= Dramane Dembélé =

Malian politician

Dramane Dembélé is a Malian politician, who served in the government of Mali as Minister of Urban Planning and Housing from 2015 to 2016. A mining engineer by profession, he was Director-General of Geology and Mines from 2005 to 2010. He was the candidate of the Alliance for Democracy in Mali (Adéma-PASJ) for the July 2013 presidential election.

==Career==
Dembélé became a member of Adéma-PASJ's executive committee in 2004, and he served as Director-General of Geology and Mines from 2005 to 2010. On 10 April 2013, he was designated as Adéma-PASJ's candidate for the July 2013 presidential election. Party leader Dioncounda Traoré was Adéma-PASJ's original candidate for the vote when it was first scheduled to be held, in 2012, but in the wake of the March 2012 coup d'état he was allowed by the ruling junta to take up the post of interim President, and he consequently agreed not to stand as a presidential candidate.

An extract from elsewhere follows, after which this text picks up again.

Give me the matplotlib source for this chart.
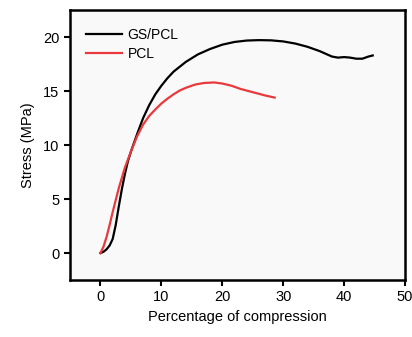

Dembélé placed third in the election, receiving 9.6% of the vote. On 3 August 2013, he announced his support for Ibrahim Boubacar Keita in the second round, saying that "we are in the Socialist International, we share the same values". However, in endorsing Keita he contradicted the official stance of Adéma-PASJ, which had backed Keita's rival, Soumaïla Cissé, on the previous day. The party stressed that Dembélé was speaking only for himself and that the party still supported Cissé.

Under President Keita, Dembélé was appointed to the government as Minister of Urban Planning and Housing on 10 January 2015. He was dismissed from the government on 7 July 2016.